Which brings us to our stalwart hero, Damian Lillard. While prime Lillard would be exactly what ails this team, he’s now a mystery moving forward. So many questions abound about Lillard’s fit, that it requires its own article next summer. The way he talks makes him sound as if he’s expecting to come back and reclaim his mantle. That sounds awfully dangerous, because we saw Dame become as big as the franchise itself. Now there are youngsters that absolutely need a season of starting and playing together. Scoot and Shaedon will be entering years 4 and 5, respectively. For Dame to come back with his legendary shadow cast over the team and re-assuming the face of the franchise, how it will all work is anyone’s guess. Hopefully it’s not like Kobe Bryant’s last couple seasons post-achilles surgery. (RIP)

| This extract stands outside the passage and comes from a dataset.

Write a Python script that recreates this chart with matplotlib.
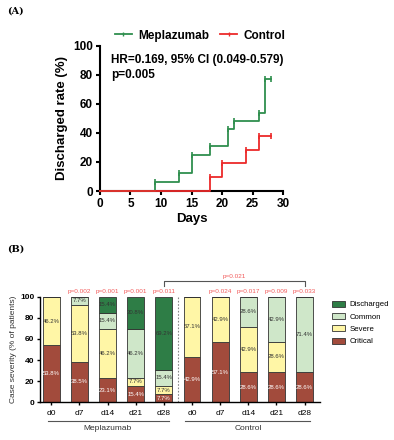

The Curse is back with a vengeance. Only this time it has opened up a ton of questions, not only for the remainder of this season, but for the next few years. The 2026 draft is shaping up to be a blockbuster of talent. And for the next couple of months, wins are going to be extremely difficult. What Joe Cronin does next to navigate out of this current hurricane of chaos will be a significant part of his tenure.